Um governo mundial democrático, nos moldes atuais (com um parlamento e uma instância executiva mundiais ou algo equivalente), pode não ser, contudo, a melhor alternativa. Pois, ao que tudo indica, não se trata de transplantar a realidade política vigente no interior dos atuais Estados-nação considerados democráticos para o plano internacional. A democracia realmente existente no interior das repúblicas e dos governos representativos modernos não tem acompanhado as inovações (sociais, políticas, culturais e tecnológicas) introduzidas com o atual processo de globalização. Com efeito, tais inovações têm surgido, simultaneamente, na dimensão global (como resultado de mudanças sociais macroculturais) e na dimensão local (como resultado de mudanças sociais na estrutura e na dinâmica de comunidades). O corpo e o metabolismo do Estado-nação ainda permanecem, todavia, como uma instância intermediária resistente a tais mudanças. Basta ver como estão organizados os sistemas políticos e eleitoral, as burocracias, os mecanismos verticais (em geral clientelistas) de oferta das chamadas políticas públicas e os padrões de relação entre Estado e sociedade ainda vigentes na maior parte, senão na totalidade, dos Estados-nação do globo.

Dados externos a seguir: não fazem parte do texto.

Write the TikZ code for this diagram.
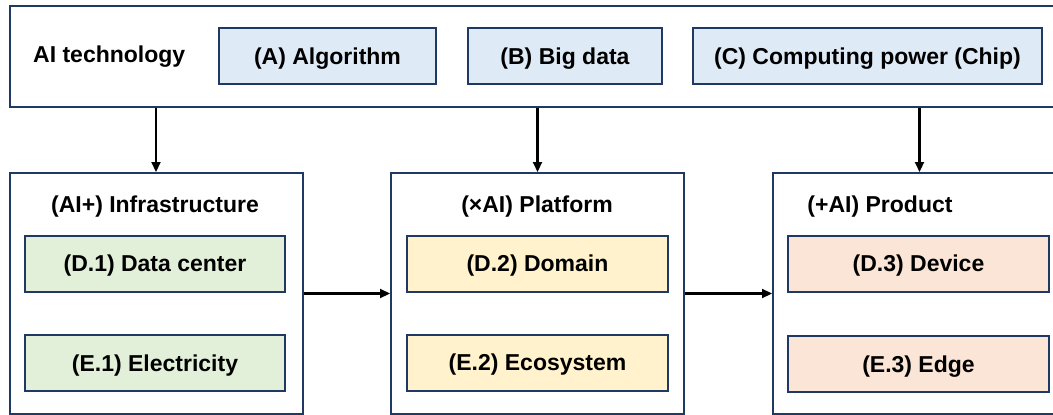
\documentclass[tikz,border=0pt]{standalone}
\usepackage{fontspec}
\setmainfont{Liberation Sans}
\usetikzlibrary{arrows.meta}
\definecolor{navy}{RGB}{31,56,100}
\definecolor{lblue}{RGB}{222,235,247}
\definecolor{lgreen}{RGB}{226,240,217}
\definecolor{lyellow}{RGB}{255,242,204}
\definecolor{lpeach}{RGB}{251,229,214}
\begin{document}
\begin{tikzpicture}[x=1pt,y=-1pt,
  txt/.style={font=\bfseries\fontsize{23}{27}\selectfont},
  frame/.style={draw=navy,line width=2pt,fill=white,inner sep=0pt},
  item/.style={draw=navy,line width=2pt,inner sep=0pt,minimum height=56pt,text height=16pt,text depth=0pt,txt},
  lbl/.style={inner sep=0pt,txt},
  arr/.style={-{Triangle[length=10pt,width=9pt]},line width=2.2pt,black}]
\useasboundingbox (0,0) rectangle (1053,415);
\clip (0,0) rectangle (1053,415);
% top container
\node[frame,minimum width=1060pt,minimum height=101pt,anchor=north west] (tech) at (8.5,5) {};
\node[lbl,anchor=base west] (techlbl) at (33,62) {AI technology};
\node[item,fill=lblue,minimum width=217pt] (A) at (327.5,56) {(A) Algorithm};
\node[item,fill=lblue,minimum width=194pt] (B) at (565,56) {(B) Big data};
\node[item,fill=lblue,minimum width=349pt] (C) at (867.5,56) {(C) Computing power (Chip)};
% bottom containers
\node[frame,minimum width=293pt,minimum height=241pt,anchor=north west] (infra) at (8.5,172) {};
\node[frame,minimum width=293pt,minimum height=241pt,anchor=north west] (plat) at (390,172) {};
\node[frame,minimum width=293pt,minimum height=241pt,anchor=north west] (prod) at (772,172) {};
\node[lbl,anchor=base] (infralbl) at (155,212) {(AI+) Infrastructure};
\node[lbl,anchor=base] (platlbl) at (537,212) {(×AI) Platform};
\node[lbl,anchor=base] (prodlbl) at (880,212) {(+AI) Product};
% inner items
\node[item,fill=lgreen,minimum width=260pt] (D1) at (155,263.5) {(D.1) Data center};
\node[item,fill=lgreen,minimum width=260pt] (E1) at (155,363) {(E.1) Electricity};
\node[item,fill=lyellow,minimum width=261pt] (D2) at (537.5,263.5) {(D.2) Domain};
\node[item,fill=lyellow,minimum width=261pt] (E2) at (537.5,362.5) {(E.2) Ecosystem};
\node[item,fill=lpeach,minimum width=261pt] (D3) at (918.5,263.5) {(D.3) Device};
\node[item,fill=lpeach,minimum width=261pt] (E3) at (918.5,364) {(E.3) Edge};
% connectors
\draw[arr] (tech.south -| infra.north) -- (infra.north);
\draw[arr] (tech.south -| plat.north) -- (plat.north);
\draw[arr] (tech.south -| prod.north) -- (prod.north);
\draw[arr] (infra.east) -- (plat.west);
\draw[arr] (plat.east) -- (prod.west);
\end{tikzpicture}
\end{document}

Isso significa que a mudança que tem ocorrido nas duas pontas – no global e no local – ainda não atingiu plenamente o meio, a forma Estado-nação atual, embora essa forma esteja sendo ameaçada e, assim, esteja resistindo ferozmente para não ser desabilitada como fulcro do sistema de governança.


Sonhando com alternativas

Ora, novos sistemas globais de governança, para serem realmente novos, deverão ser frutos de novos arranjos de atores, de uma nova arquitetura de rede e de novos modos democráticos (de democracia em tempo real, de ciberdemocracy), conectando identidades individuais e coletivas – sócio-territoriais (comunidades), sócio-culturais (novos movimentos sociais, organizações da sociedade civil e comunidades virtuais), sócio-produtivas (novos arranjos produtivos e iniciativas de uma nova sócio-economia solidária) e sócio-políticas (novos partidos e tendências de opinião nacionais, subnacionais e transnacionais) – para além da identidade única do Estado-nação.

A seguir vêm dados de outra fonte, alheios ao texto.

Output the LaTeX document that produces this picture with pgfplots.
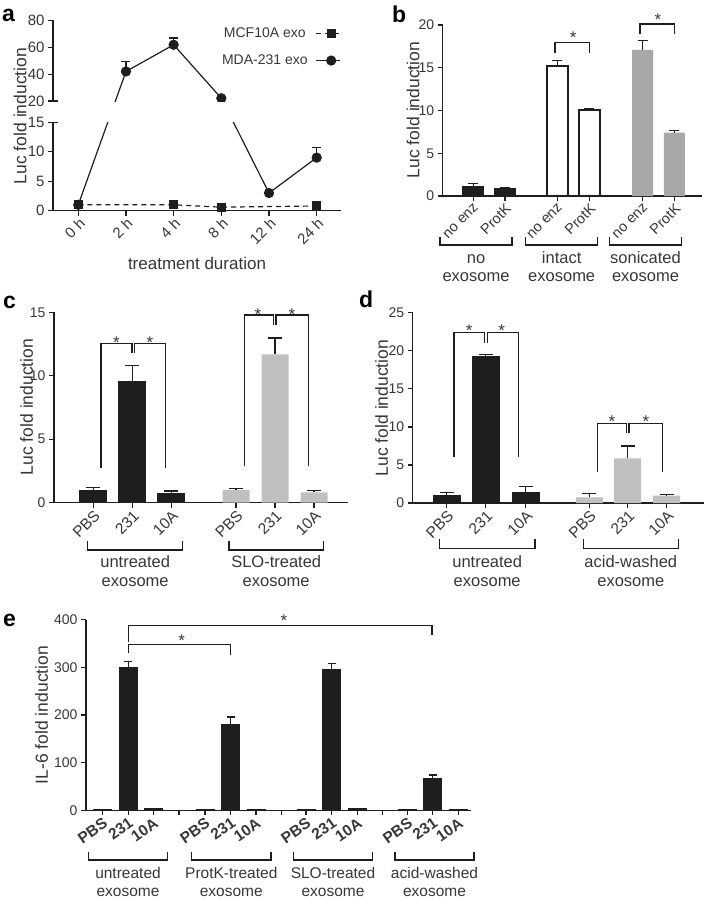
\documentclass[border=0pt]{standalone}
\usepackage{pgfplots}
\pgfplotsset{compat=1.18}
\usepackage{fontspec}
\setmainfont{Liberation Sans}

\definecolor{txt}{RGB}{55,55,55}
\definecolor{axc}{RGB}{30,30,30}
\definecolor{grayB}{RGB}{168,168,168}
\definecolor{grayC}{RGB}{192,192,192}

\pgfplotsset{
  gp/.style={
    scale only axis, clip=false, anchor=south west,
    axis x line*=bottom, axis y line*=left,
    axis line style={line width=1.3pt, axc},
    tick style={line width=1.3pt, axc},
    tick align=outside, major tick length=5pt,
    ticklabel style={font=\fontsize{14}{16}\selectfont, text=txt},
    xticklabel style={rotate=45, anchor=north east, inner sep=1pt},
    /pgf/number format/assume math mode=true,
  },
  errb/.style={error bars/.cd, y dir=plus, y explicit,
    error bar style={line width=1.3pt, axc},
    error mark options={rotate=90, line width=1.3pt, axc, mark size=#1}},
  ebar/.style={axc, line width=1.3pt, forget plot},
}

\begin{document}
\begin{tikzpicture}
\path[use as bounding box] (0pt,0pt) rectangle (706pt,-900pt);

% ---------- a: time course, broken y axis ----------
\begin{axis}[gp, at={(53pt,-210.7pt)}, width=288pt, height=190pt,
  xmin=-0.53, xmax=5.51, xtick={0,1,2,3,4,5},
  xticklabels={0 h,2 h,4 h,8 h,12 h,24 h},
  ticklabel style={font=\fontsize{15}{17}\selectfont},
  y coord trafo/.code={\pgfmathparse{ifthenelse(#1<=15, #1, ifthenelse(#1<=20, 15+(#1-15)*0.724, 18.62+(#1-20)*0.2267))}},
  ymin=0, ymax=80, ytick={0,5,10,15,20,40,60,80},
  yticklabels={0,5,10,15,20,40,60,80},
  y axis line style={draw=none},
  reverse legend, legend plot pos=right,
  legend style={draw=none, fill=none, at={(1.0,0.975)}, anchor=north east,
    font=\fontsize{14}{16}\selectfont, text=txt, row sep=12pt, inner sep=0pt,
    /tikz/every odd column/.style={column sep=6pt}},
  legend image code/.code={\draw[#1, mark=none] (0pt,0pt) -- (24pt,0pt);
    \draw[#1, solid] plot coordinates {(15pt,0pt)};},
]
% error bars (upper SEM) of the MDA-231 series
\addplot[ebar] coordinates {(1,42) (1,49.5)};
\addplot[ebar] coordinates {(2,62) (2,67)};
\addplot[ebar] coordinates {(3,22) (3,23.5)};
\addplot[ebar] coordinates {(5,9) (5,10.7)};
\addplot[ebar, only marks, mark=-, mark size=4.5pt, mark options={line width=1.3pt}]
  coordinates {(1,49.5) (2,67) (3,23.5) (5,10.7)};
\addplot[axc, line width=1.2pt, mark=*, mark size=4.5pt] coordinates {
  (0,1) (1,42) (2,62) (3,22) (4,3) (5,9)};
\addlegendentry{MDA-231 exo}
\addplot[axc, line width=1.2pt, dash pattern=on 5pt off 4pt, mark=square*,
  mark size=4pt, mark options={solid}] coordinates {
  (0,1) (2,1) (3,0.6) (5,0.8)};
\addlegendentry{MCF10A exo}
\end{axis}

% ---------- b ----------
\begin{axis}[gp, at={(442.7pt,-196pt)}, width=259pt, height=171pt,
  xmin=442.7, xmax=701.7, ymin=0, ymax=20, ytick={0,5,10,15,20},
  xtick={473.3,505,557.3,589.3,642.7,674.3},
  xticklabels={no enz,ProtK,no enz,ProtK,no enz,ProtK},
  xticklabel style={font=\fontsize{14.5}{16}\selectfont},
]
\addplot[ybar, bar width=21, fill=axc, draw=axc, line width=1pt, errb=5pt] coordinates {
  (473.3,1.09) +- (0,0.39) (505,0.82) +- (0,0.12)};
\addplot[ybar, bar width=21, fill=white, draw=axc, line width=1.5pt, errb=5pt] coordinates {
  (557.3,15.2) +- (0,0.67) (589.3,10.06) +- (0,0.14)};
\addplot[ybar, bar width=21, fill=grayB, draw=none, errb=5pt] coordinates {
  (642.7,17.08) +- (0,1.09) (674.3,7.4) +- (0,0.28)};
\end{axis}

% ---------- c ----------
\begin{axis}[gp, at={(54pt,-502.7pt)}, width=294pt, height=190.4pt,
  xmin=54, xmax=348, ymin=0, ymax=15, ytick={0,5,10,15},
  xtick={93.3,132.3,171.3,236,275,314},
  xticklabels={PBS,231,10A,PBS,231,10A},
  xticklabel style={font=\fontsize{15.5}{17}\selectfont},
]
\addplot[ybar, bar width=27, fill=axc, draw=axc, line width=1pt, errb=7pt] coordinates {
  (93.3,1.0) +- (0,0.18) (132.3,9.51) +- (0,1.31) (171.3,0.74) +- (0,0.18)};
\addplot[ybar, bar width=27, fill=grayC, draw=none, errb=7pt] coordinates {
  (236,1.0) +- (0,0.13) (275,11.69) +- (0,1.29) (314,0.81) +- (0,0.14)};
\end{axis}

% ---------- d ----------
\begin{axis}[gp, at={(412.7pt,-503pt)}, width=291.6pt, height=190.3pt,
  xmin=412.7, xmax=704.3, ymin=0, ymax=25, ytick={0,5,10,15,20,25},
  xtick={446.7,485.7,525.7,589.3,627.7,666.7},
  xticklabels={PBS,231,10A,PBS,231,10A},
  xticklabel style={font=\fontsize{15.5}{17}\selectfont},
]
\addplot[ybar, bar width=27, fill=axc, draw=axc, line width=1pt, errb=7pt] coordinates {
  (446.7,1.05) +- (0,0.35) (485.7,19.22) +- (0,0.31) (525.7,1.44) +- (0,0.71)};
\addplot[ybar, bar width=27, fill=grayC, draw=none, errb=7pt] coordinates {
  (589.3,0.74) +- (0,0.49) (627.7,5.87) +- (0,1.62) (666.7,0.96) +- (0,0.18)};
\end{axis}

% ---------- e ----------
\begin{axis}[gp, at={(86pt,-810.3pt)}, width=385pt, height=190.6pt,
  xmin=86, xmax=471, ymin=0, ymax=400, ytick={0,100,200,300,400},
  xtick={102.7,128.3,153.3,205,230.7,256,306,331.7,357.3,407.7,432.7,458.3},
  xticklabels={PBS,231,10A,PBS,231,10A,PBS,231,10A,PBS,231,10A},
  extra x ticks={179,281.5,382.7}, extra x tick labels={},
  xticklabel style={rotate=-10, font=\bfseries\fontsize{15.5}{17}\selectfont},
]
\addplot[ybar, bar width=18, fill=axc, draw=axc, line width=1pt, errb=4pt] coordinates {
  (128.3,300) +- (0,12) (230.7,180) +- (0,16) (331.7,296) +- (0,11.5) (432.7,67) +- (0,7)};
\addplot[ybar, bar width=18, fill=axc, draw=axc, line width=1pt] coordinates {
  (102.7,1) (153.3,3) (205,1) (256,2.5) (306,1) (357.3,3) (407.7,1) (458.3,2.5)};
\end{axis}

% ---------- annotations ----------
\begin{scope}[x=1pt, y=-1pt, text=txt,
  br/.style={line width=1.4pt, axc},
  star/.style={anchor=base, inner sep=0pt, font=\fontsize{17}{18}\selectfont},
  grp/.style={anchor=base, inner sep=0pt, font=\fontsize{16.5}{18}\selectfont},
  grpe/.style={anchor=base, inner sep=0pt, font=\fontsize{15.5}{17}\selectfont},
  ylab/.style={rotate=90, font=\fontsize{17.5}{19}\selectfont},
  plab/.style={anchor=base west, inner sep=0pt, text=black, font=\bfseries\fontsize{23}{25}\selectfont}]
% panel letters
\node[plab] at (2,21) {a};
\node[plab] at (392,22) {b};
\node[plab] at (3,308) {c};
\node[plab] at (359,307) {d};
\node[plab] at (3,626) {e};
% y labels
\node[ylab] at (20,116) {Luc fold induction};
\node[ylab] at (413,110) {Luc fold induction};
\node[ylab] at (26.7,407) {Luc fold induction};
\node[ylab] at (381.7,408) {Luc fold induction};
\node[ylab] at (41.7,715) {IL-6 fold induction};

% a: axis break
\fill[white] (54,101.8) rectangle (345,121.5);
\draw[br, line width=1.3pt] (53,211.3) -- (53,122.3) (48,122.3) -- (58,122.3)
  (53,101) -- (53,20.1) (53,101) -- (58,101);
\node[anchor=base, font=\fontsize{17}{19}\selectfont] at (197,269) {treatment duration};

% b
\draw[br] (555,53.3) -- (555,42.3) -- (589.3,42.3) -- (589.3,53.3);
\node[star] at (573.3,43.3) {*};
\draw[br] (640,34.3) -- (640,24) -- (674.3,24) -- (674.3,34.3);
\node[star] at (658,25.7) {*};
\draw[br] (440,237) -- (440,245) -- (512,245) -- (512,237);
\draw[br] (525.7,237) -- (525.7,245) -- (597.7,245) -- (597.7,237);
\draw[br] (609.3,237) -- (609.3,245) -- (681.7,245) -- (681.7,237);
\node[grp] at (476,263) {no};
\node[grp] at (476,281.7) {exosome};
\node[grp] at (561.7,263) {intact};
\node[grp] at (561.7,281.7) {exosome};
\node[grp] at (645.5,263) {sonicated};
\node[grp] at (645.5,281.7) {exosome};

% c
\draw[br] (101,468.3) -- (101,343.3) -- (132,343.3) -- (132,353.3);
\draw[br] (134.5,353.3) -- (134.5,343.3) -- (165.7,343.3) -- (165.7,468.3);
\node[star] at (116.5,348) {*};
\node[star] at (150,348) {*};
\draw[br] (244.3,465.7) -- (244.3,315) -- (273.3,315) -- (273.3,325);
\draw[br] (276,325) -- (276,315) -- (308.3,315) -- (308.3,465.7);
\node[star] at (258,320) {*};
\node[star] at (292,320) {*};
\draw[br] (87.7,540.7) -- (87.7,550) -- (182.7,550) -- (182.7,540.7);
\draw[br] (229,540.7) -- (229,550) -- (323.3,550) -- (323.3,540.7);
\node[grp] at (135.2,567) {untreated};
\node[grp] at (135.2,586) {exosome};
\node[grp] at (276.2,567) {SLO-treated};
\node[grp] at (276.2,586) {exosome};

% d
\draw[br] (454,456.7) -- (454,332.3) -- (484.3,332.3) -- (484.3,342.7);
\draw[br] (487.3,342.7) -- (487.3,332.3) -- (518.3,332.3) -- (518.3,456.7);
\node[star] at (469.3,336.7) {*};
\node[star] at (501.7,336.7) {*};
\draw[br] (597.3,472.3) -- (597.3,423.3) -- (626.7,423.3) -- (626.7,433.3);
\draw[br] (629,433.3) -- (629,423.3) -- (662.3,423.3) -- (662.3,472.3);
\node[star] at (612,427.3) {*};
\node[star] at (646,427.3) {*};
\draw[br] (439.3,539.3) -- (439.3,548.3) -- (535,548.3) -- (535,539.3);
\draw[br] (583.3,539.3) -- (583.3,548.3) -- (678.3,548.3) -- (678.3,539.3);
\node[grp] at (487.2,567) {untreated};
\node[grp] at (487.2,586) {exosome};
\node[grp] at (630.8,567) {acid-washed};
\node[grp] at (630.8,586) {exosome};

% e
\draw[br] (128.3,653) -- (128.3,644.3) -- (230.7,644.3) -- (230.7,655);
\node[star] at (181.7,646) {*};
\draw[br] (128.3,641.7) -- (128.3,625.5) -- (432,625.5) -- (432,635);
\node[star] at (284,626) {*};
\draw[br] (88.3,851.7) -- (88.3,860) -- (167.7,860) -- (167.7,851.7);
\draw[br] (191.7,851.7) -- (191.7,860) -- (271,860) -- (271,851.7);
\draw[br] (293.3,851.7) -- (293.3,860) -- (372.7,860) -- (372.7,851.7);
\draw[br] (395,851.7) -- (395,860) -- (474,860) -- (474,851.7);
\node[grpe] at (128,878) {untreated};
\node[grpe] at (128,896) {exosome};
\node[grpe] at (231.3,878) {ProtK-treated};
\node[grpe] at (231.3,896) {exosome};
\node[grpe] at (333,878) {SLO-treated};
\node[grpe] at (333,896) {exosome};
\node[grpe] at (434.5,878) {acid-washed};
\node[grpe] at (434.5,896) {exosome};
\end{scope}
\end{tikzpicture}
\end{document}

Estamos fazendo aqui, evidentemente, um exercício de antevisão daquilo que, na falta de uma palavra melhor, Thompson chamou de “ecumene planetária” como sistema de governança resultante da transformação cultural que está acontecendo atualmente no mundo, na transição de uma economia globalizada, ainda baseada em Estados-nação industriais, para uma nova ecologia cultural global, caracterizada por uma era pós-industrial, por uma matriz de identidade noética (científica e espiritual pós-religiosa, não mais baseada em língua e religião e em classe e nação), por uma mentalidade dinâmica complexa (pós-galileana) e por uma modalidade de governança participativa (pós-representativa) (4). Exercícios análogos têm sido feitos por vários arautos da sociedade da informação e do conhecimento ou da “nova era”, conquanto tais exercícios, em boa parte, ainda estejam, no primeiro caso, muito presos a visões unilaterais das conseqüências introduzidas pelas transformações econômicas e pelas inovações tecnológicas em curso no mundo hodierno e, no segundo caso, a visões míticas, sacerdotais, hierárquicas e autocráticas (como se a nova era devesse ser um novo reino de velhos magos) e não consigam, ambas, captar muito bem as mudanças sociais, em sentido amplo, implicadas em tudo isso.

O fato é que o processo de globalização não conduz para nova ordem alguma previsível, conquanto sua ocorrência, desconstituindo a velha ordem, destranca o futuro, permitindo que a interação global dos atores sociais construa, de fato, novas alternativas civilizatórias. Ainda que o sentido da “nova ordem” jamais seja dado pelo desejo de um ator individual, não é proibido sonhar com tais alternativas (como ensaiei, seguindo Thompson, no exercício acima).

E é melhor assim.


NOTAS E REFERÊNCIAS
(1) Beck, Ulrich (1998). O que é globalização? São Paulo: Paz e Terra, 1999.
(2) Giddens, Anthony (1999). Mundo em descontrole. Rio de Janeiro: Record, 2000
(3) Mollison e Slay observam que “não deveríamos confundir ordem com arrumação. Arrumação separa... enquanto que a ordem integra.... Criatividade raramente é arrumada. Poderíamos dizer, provavelmente, que arrumação é algo que acontece quando a atividade compulsiva substitui a criatividade imaginativa...” Cf. Mollison, Bill e Slay, Reny Mia. Introdução à Permacultura. Brasília: Ministério da Agricultura e do Abastecimento / Projeto Novas Fronteiras da Cooperação para o Desenvolvimento Sustentável, 1998.
(4) Thompson, William Irwin (2001). “Cultural History and Complex Dinamical Systems” in “Transforming History: a Curriculum for Cultural Evolution”. MA: Lindisfarne Books, 2001.